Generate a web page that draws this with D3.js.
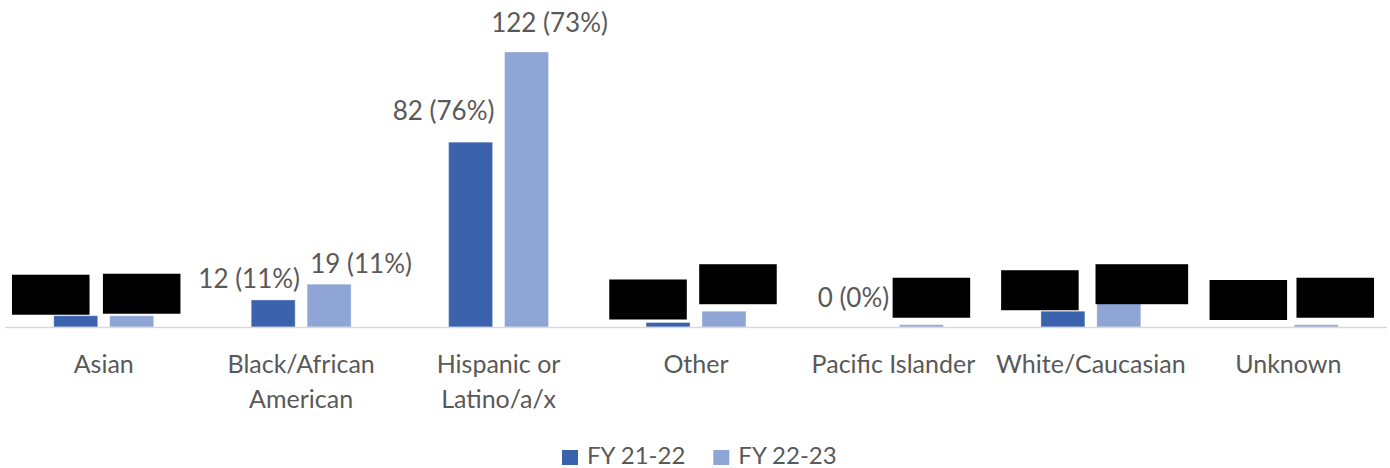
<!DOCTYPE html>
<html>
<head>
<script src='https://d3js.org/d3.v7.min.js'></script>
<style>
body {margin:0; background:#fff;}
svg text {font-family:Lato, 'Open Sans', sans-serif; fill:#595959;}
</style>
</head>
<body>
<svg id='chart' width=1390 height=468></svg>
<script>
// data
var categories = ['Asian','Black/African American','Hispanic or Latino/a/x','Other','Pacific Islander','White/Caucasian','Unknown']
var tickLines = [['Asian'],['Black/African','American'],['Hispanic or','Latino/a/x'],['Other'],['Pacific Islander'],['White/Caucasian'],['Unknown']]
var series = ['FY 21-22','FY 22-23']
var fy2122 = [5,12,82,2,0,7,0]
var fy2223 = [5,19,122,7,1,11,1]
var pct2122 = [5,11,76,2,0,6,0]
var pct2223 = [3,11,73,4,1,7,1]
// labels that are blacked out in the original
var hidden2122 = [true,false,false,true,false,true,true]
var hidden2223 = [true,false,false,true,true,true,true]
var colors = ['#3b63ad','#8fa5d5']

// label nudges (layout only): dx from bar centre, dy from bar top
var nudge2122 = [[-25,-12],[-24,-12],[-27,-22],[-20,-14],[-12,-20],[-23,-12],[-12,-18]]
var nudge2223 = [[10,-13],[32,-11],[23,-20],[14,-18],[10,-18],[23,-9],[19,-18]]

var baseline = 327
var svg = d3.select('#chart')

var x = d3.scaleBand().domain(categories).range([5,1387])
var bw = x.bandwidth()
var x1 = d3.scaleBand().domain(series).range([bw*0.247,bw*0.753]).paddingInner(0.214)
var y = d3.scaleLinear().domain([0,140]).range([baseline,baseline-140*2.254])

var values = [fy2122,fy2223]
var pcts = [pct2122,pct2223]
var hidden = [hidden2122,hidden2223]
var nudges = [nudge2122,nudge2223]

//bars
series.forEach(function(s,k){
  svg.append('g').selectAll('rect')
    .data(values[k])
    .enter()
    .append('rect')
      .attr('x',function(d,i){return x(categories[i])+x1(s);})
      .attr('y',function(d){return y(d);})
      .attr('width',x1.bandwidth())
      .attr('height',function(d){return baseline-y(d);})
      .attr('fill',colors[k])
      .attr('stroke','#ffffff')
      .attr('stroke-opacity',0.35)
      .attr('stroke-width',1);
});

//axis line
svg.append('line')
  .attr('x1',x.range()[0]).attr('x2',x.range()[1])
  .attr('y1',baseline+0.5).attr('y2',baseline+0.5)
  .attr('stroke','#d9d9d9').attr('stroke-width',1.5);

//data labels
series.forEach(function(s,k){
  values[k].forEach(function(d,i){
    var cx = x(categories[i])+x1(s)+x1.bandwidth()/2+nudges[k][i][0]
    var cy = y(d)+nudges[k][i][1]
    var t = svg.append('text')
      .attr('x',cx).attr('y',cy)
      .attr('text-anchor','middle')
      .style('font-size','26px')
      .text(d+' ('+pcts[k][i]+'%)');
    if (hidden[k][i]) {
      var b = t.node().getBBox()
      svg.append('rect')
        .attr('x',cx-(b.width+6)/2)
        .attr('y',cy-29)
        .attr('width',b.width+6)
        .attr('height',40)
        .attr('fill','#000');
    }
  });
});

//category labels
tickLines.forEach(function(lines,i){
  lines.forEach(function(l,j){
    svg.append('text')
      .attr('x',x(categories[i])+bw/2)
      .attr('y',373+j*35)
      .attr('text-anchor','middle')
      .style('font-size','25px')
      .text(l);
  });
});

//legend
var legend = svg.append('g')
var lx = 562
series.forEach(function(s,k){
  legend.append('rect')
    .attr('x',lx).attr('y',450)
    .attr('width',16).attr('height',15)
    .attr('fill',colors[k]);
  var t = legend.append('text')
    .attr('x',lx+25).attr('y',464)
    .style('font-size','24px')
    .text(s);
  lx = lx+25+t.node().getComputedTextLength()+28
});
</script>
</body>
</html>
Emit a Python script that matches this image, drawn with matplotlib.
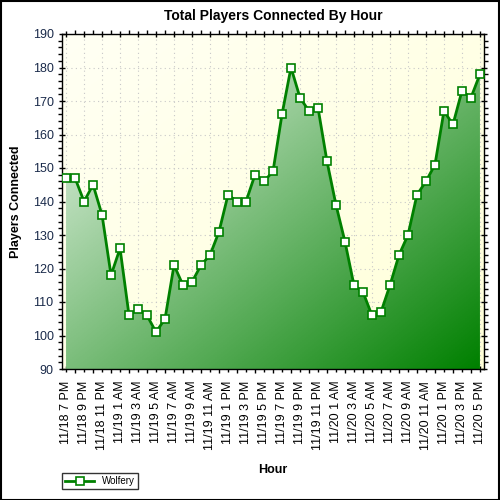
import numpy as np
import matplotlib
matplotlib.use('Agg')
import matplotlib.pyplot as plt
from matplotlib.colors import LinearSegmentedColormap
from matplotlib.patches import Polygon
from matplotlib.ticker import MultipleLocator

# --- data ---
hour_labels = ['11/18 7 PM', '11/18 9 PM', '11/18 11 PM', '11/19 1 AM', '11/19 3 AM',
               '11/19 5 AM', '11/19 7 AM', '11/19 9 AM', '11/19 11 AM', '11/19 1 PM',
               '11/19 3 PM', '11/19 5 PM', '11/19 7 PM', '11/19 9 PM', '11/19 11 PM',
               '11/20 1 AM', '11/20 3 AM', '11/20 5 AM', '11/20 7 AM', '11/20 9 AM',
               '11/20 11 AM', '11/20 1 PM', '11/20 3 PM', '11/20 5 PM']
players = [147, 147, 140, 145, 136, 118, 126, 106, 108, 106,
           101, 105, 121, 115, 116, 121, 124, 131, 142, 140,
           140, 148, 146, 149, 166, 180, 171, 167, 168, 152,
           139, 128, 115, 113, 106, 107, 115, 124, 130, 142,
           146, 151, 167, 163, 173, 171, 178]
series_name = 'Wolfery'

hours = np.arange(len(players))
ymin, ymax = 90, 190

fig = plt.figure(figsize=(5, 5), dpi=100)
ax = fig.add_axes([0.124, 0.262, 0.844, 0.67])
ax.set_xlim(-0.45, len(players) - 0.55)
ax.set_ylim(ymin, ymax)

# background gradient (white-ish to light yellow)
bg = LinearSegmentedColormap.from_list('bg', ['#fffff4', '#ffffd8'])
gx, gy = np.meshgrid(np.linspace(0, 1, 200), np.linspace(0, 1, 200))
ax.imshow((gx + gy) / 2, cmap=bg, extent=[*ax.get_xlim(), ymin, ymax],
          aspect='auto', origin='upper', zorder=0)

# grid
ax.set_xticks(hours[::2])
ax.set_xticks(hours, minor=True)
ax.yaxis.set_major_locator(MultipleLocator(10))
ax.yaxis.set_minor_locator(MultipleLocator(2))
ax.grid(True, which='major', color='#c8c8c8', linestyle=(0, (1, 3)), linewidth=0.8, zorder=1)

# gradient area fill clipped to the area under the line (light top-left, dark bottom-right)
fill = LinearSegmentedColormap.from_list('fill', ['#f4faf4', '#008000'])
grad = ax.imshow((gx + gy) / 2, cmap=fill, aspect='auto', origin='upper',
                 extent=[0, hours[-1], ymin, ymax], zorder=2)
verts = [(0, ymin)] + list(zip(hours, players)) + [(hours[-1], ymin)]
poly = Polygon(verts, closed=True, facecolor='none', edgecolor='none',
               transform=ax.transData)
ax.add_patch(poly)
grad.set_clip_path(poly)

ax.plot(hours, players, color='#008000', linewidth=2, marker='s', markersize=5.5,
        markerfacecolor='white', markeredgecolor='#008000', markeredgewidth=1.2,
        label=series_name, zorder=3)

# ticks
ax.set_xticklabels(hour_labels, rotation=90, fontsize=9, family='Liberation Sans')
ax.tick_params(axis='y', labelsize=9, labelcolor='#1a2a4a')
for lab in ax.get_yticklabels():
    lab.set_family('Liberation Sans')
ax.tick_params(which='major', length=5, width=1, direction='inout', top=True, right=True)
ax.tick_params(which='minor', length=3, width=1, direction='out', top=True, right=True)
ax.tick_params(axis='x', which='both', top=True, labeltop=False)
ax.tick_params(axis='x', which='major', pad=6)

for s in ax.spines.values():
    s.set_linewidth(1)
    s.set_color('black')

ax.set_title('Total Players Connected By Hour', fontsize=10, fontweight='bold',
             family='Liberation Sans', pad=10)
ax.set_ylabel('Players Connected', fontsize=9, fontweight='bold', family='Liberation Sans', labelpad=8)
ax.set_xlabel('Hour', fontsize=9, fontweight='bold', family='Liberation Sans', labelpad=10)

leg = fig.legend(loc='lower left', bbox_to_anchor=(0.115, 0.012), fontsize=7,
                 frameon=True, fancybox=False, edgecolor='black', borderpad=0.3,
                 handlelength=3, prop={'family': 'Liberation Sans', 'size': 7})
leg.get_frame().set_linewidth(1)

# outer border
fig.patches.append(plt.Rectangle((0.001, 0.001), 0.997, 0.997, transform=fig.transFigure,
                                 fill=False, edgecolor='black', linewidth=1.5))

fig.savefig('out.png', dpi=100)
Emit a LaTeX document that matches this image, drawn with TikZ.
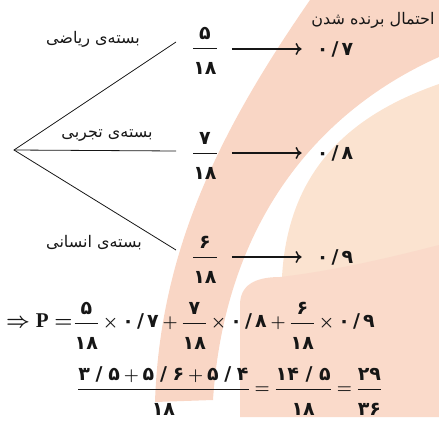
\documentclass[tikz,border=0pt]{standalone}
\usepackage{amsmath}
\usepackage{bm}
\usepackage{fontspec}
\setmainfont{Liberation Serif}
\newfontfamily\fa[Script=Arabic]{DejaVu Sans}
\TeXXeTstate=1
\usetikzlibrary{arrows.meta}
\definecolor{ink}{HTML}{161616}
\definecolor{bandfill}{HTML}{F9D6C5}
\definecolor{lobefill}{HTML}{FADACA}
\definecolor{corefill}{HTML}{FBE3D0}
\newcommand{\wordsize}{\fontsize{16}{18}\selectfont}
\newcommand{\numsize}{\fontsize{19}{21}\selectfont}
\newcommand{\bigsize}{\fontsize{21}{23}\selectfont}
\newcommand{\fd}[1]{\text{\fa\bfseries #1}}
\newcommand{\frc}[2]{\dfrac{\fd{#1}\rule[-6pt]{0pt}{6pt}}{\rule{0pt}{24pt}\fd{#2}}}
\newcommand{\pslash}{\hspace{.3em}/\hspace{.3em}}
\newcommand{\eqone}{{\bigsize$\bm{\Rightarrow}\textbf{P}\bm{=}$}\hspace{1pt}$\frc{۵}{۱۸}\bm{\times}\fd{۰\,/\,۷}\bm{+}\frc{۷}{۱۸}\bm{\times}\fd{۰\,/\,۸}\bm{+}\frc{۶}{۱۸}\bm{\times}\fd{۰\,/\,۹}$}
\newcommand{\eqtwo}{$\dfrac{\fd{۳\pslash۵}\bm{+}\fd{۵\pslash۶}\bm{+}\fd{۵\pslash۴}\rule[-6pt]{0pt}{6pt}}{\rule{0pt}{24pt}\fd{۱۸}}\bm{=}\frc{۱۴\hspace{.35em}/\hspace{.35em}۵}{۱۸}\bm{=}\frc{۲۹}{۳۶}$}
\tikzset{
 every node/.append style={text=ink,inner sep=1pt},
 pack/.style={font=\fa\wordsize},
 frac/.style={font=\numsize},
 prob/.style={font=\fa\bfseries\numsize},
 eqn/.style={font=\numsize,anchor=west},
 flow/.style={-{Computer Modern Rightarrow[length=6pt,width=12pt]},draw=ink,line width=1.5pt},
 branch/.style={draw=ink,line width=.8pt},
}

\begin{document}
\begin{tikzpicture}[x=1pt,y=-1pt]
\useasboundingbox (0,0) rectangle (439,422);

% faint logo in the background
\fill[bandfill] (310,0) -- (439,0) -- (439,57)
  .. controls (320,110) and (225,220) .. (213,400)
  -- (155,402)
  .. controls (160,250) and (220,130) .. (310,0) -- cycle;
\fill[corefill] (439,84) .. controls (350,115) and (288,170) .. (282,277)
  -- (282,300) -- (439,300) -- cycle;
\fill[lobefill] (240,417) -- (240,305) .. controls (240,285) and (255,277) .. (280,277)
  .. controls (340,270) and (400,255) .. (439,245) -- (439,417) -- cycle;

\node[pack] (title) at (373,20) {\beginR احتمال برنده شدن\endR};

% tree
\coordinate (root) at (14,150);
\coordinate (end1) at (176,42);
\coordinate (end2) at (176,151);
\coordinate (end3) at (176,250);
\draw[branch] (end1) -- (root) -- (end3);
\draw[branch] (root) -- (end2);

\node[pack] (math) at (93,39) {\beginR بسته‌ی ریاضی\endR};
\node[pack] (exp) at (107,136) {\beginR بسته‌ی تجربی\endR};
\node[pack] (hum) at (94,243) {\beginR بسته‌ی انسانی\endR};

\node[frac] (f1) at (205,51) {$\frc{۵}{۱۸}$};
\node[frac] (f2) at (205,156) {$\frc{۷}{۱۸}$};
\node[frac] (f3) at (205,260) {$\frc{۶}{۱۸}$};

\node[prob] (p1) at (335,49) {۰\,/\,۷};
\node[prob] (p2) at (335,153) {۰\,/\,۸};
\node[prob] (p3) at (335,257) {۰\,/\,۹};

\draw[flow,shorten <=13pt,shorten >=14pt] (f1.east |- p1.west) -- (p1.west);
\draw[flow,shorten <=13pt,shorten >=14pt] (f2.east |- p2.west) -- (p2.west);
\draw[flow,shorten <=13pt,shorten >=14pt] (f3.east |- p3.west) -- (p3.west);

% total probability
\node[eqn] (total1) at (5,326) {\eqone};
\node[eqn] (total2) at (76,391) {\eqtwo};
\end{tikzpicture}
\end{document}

## Objective
Reproduce only the lines of the records from the start up to and including the line that holds "var nudges = [nudge2122,nudge2223]"; do not carry over any picture.

## The answer
Generate a web page that draws this with D3.js.
<!DOCTYPE html>
<html>
<head>
<script src='https://d3js.org/d3.v7.min.js'></script>
<style>
body {margin:0; background:#fff;}
svg text {font-family:Lato, 'Open Sans', sans-serif; fill:#595959;}
</style>
</head>
<body>
<svg id='chart' width=1390 height=468></svg>
<script>
// data
var categories = ['Asian','Black/African American','Hispanic or Latino/a/x','Other','Pacific Islander','White/Caucasian','Unknown']
var tickLines = [['Asian'],['Black/African','American'],['Hispanic or','Latino/a/x'],['Other'],['Pacific Islander'],['White/Caucasian'],['Unknown']]
var series = ['FY 21-22','FY 22-23']
var fy2122 = [5,12,82,2,0,7,0]
var fy2223 = [5,19,122,7,1,11,1]
var pct2122 = [5,11,76,2,0,6,0]
var pct2223 = [3,11,73,4,1,7,1]
// labels that are blacked out in the original
var hidden2122 = [true,false,false,true,false,true,true]
var hidden2223 = [true,false,false,true,true,true,true]
var colors = ['#3b63ad','#8fa5d5']

// label nudges (layout only): dx from bar centre, dy from bar top
var nudge2122 = [[-25,-12],[-24,-12],[-27,-22],[-20,-14],[-12,-20],[-23,-12],[-12,-18]]
var nudge2223 = [[10,-13],[32,-11],[23,-20],[14,-18],[10,-18],[23,-9],[19,-18]]

var baseline = 327
var svg = d3.select('#chart')

var x = d3.scaleBand().domain(categories).range([5,1387])
var bw = x.bandwidth()
var x1 = d3.scaleBand().domain(series).range([bw*0.247,bw*0.753]).paddingInner(0.214)
var y = d3.scaleLinear().domain([0,140]).range([baseline,baseline-140*2.254])

var values = [fy2122,fy2223]
var pcts = [pct2122,pct2223]
var hidden = [hidden2122,hidden2223]
var nudges = [nudge2122,nudge2223]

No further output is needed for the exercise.